• **Collected data**
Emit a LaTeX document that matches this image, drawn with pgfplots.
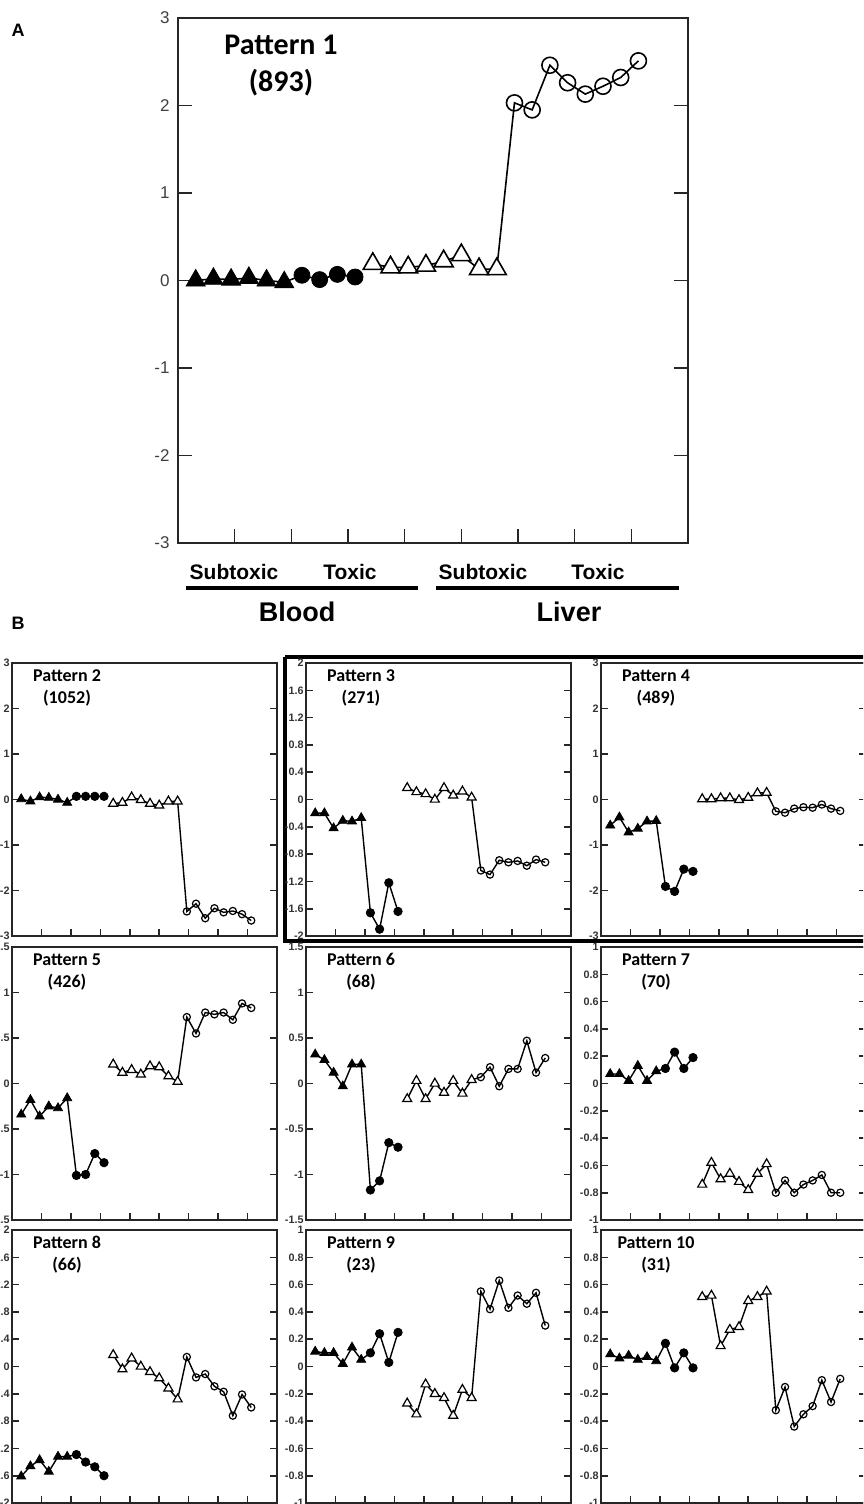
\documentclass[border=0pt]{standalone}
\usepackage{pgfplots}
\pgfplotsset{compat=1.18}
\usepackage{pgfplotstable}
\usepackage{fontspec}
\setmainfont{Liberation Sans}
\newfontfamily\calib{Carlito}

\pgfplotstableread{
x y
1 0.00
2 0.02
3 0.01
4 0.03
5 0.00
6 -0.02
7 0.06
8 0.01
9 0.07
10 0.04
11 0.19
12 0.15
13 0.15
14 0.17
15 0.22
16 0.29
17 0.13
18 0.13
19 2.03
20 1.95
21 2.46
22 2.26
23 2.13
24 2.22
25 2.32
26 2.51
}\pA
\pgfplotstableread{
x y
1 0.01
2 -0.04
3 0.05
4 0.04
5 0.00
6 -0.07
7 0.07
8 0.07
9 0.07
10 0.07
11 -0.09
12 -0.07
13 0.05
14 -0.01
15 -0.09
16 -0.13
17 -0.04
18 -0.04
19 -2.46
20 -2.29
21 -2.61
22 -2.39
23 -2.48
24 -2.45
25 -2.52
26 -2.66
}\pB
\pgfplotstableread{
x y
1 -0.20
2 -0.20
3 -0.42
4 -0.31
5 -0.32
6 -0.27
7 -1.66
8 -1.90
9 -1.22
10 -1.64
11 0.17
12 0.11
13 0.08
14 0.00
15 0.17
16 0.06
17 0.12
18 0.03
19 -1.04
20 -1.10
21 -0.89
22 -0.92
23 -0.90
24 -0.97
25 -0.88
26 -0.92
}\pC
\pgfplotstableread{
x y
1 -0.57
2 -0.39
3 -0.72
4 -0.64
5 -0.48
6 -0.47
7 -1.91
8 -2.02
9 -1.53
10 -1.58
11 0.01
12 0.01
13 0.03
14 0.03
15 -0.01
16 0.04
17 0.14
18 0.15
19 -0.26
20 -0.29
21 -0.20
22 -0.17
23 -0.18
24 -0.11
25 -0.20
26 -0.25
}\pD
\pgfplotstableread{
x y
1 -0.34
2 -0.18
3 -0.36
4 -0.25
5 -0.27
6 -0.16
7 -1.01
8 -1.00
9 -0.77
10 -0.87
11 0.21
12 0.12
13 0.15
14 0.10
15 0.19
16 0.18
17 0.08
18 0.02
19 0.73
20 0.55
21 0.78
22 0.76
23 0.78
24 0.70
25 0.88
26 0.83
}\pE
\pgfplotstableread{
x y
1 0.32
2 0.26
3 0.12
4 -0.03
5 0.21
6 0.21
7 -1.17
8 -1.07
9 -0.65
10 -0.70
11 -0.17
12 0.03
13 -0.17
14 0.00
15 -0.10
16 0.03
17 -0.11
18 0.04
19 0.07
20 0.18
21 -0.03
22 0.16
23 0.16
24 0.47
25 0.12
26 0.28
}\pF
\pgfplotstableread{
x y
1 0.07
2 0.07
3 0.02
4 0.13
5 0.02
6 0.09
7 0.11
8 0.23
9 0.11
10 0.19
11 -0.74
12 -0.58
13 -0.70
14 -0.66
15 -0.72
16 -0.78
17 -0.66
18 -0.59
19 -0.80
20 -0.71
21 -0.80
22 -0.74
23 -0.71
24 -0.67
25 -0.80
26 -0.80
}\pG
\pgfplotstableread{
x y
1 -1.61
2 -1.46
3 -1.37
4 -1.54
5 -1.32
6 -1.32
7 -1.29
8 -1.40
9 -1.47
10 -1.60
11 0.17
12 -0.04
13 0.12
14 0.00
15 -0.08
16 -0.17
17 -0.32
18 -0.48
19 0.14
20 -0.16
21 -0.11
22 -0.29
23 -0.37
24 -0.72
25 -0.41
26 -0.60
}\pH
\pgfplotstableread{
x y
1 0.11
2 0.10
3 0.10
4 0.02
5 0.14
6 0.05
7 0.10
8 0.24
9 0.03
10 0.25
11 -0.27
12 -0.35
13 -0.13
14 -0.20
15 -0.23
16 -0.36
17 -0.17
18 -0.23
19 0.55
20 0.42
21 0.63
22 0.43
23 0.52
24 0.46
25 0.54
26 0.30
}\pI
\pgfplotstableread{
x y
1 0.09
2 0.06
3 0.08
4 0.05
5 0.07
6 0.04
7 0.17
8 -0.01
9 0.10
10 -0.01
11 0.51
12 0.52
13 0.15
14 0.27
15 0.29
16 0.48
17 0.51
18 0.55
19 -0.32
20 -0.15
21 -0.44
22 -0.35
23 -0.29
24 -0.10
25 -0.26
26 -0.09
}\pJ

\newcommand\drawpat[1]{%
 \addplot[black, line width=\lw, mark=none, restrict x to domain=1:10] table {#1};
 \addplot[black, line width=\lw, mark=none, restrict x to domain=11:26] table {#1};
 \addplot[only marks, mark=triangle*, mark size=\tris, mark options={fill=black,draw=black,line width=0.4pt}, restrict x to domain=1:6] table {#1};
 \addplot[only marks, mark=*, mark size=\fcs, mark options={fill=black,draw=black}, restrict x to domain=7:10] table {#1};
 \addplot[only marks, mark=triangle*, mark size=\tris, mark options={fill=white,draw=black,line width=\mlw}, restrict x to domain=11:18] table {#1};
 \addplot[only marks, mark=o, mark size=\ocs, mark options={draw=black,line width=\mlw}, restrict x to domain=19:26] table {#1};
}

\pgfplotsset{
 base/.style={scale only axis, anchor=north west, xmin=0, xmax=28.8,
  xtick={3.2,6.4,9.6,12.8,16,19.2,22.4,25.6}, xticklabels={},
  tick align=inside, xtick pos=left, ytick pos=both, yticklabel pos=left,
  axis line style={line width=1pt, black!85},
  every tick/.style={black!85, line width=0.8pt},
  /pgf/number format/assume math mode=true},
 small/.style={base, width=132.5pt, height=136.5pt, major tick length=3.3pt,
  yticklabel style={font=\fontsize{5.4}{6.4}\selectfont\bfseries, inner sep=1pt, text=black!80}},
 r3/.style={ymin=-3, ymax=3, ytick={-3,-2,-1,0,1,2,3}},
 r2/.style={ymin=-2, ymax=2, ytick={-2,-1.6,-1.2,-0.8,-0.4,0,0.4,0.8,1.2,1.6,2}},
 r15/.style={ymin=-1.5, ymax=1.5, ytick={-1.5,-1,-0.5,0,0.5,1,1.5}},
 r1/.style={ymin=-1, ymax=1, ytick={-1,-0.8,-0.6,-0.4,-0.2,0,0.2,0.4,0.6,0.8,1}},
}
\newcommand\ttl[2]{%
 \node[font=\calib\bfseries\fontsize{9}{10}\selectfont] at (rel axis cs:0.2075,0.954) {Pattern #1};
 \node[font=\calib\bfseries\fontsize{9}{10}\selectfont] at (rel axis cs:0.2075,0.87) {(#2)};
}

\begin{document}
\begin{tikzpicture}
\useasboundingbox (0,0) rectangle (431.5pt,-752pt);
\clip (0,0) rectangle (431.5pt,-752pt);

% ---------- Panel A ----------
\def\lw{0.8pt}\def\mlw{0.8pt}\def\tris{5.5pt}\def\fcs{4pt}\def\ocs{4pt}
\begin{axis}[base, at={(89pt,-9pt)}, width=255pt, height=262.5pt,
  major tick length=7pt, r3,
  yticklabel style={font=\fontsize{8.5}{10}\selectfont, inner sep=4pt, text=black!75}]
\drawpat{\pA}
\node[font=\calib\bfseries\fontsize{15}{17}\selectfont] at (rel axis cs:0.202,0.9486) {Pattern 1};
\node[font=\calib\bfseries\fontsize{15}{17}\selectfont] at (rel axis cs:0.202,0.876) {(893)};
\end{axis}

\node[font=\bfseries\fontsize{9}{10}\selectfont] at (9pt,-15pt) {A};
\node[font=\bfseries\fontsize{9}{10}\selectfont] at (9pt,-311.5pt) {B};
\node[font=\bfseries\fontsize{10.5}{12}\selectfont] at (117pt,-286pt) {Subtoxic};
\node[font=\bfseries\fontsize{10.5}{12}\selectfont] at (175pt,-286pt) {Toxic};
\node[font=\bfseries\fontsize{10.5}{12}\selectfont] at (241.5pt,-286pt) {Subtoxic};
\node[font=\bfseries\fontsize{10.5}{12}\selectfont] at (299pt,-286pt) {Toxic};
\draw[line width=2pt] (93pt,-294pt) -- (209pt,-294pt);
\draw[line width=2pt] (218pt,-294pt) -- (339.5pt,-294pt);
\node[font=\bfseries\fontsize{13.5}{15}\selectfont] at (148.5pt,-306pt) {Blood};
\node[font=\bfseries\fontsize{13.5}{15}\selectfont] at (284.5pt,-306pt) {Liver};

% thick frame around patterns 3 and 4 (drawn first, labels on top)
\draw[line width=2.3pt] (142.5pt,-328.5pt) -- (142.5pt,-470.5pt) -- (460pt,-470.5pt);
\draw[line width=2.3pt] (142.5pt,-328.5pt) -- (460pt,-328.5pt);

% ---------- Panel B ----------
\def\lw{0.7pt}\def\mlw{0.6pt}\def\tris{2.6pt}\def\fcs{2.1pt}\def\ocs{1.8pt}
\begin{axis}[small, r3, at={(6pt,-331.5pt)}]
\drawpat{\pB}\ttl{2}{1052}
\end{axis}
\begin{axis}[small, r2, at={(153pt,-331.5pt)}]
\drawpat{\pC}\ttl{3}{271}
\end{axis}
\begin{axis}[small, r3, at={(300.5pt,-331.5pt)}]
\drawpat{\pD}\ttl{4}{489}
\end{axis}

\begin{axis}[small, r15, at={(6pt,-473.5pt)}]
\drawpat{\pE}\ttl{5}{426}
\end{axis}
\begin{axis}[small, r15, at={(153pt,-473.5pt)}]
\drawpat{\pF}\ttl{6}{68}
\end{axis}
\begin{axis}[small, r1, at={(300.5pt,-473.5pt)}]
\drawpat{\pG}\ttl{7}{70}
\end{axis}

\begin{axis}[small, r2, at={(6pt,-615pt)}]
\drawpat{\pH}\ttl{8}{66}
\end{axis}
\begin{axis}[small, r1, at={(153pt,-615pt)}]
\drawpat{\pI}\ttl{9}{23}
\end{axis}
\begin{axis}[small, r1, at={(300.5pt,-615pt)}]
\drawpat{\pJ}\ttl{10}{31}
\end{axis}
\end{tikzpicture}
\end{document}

• **Directions**
Check every line of the data above for the string "drawn", and copy those that have it.

• **Solution to this task**
Emit a LaTeX document that matches this image, drawn with pgfplots.
% thick frame around patterns 3 and 4 (drawn first, labels on top)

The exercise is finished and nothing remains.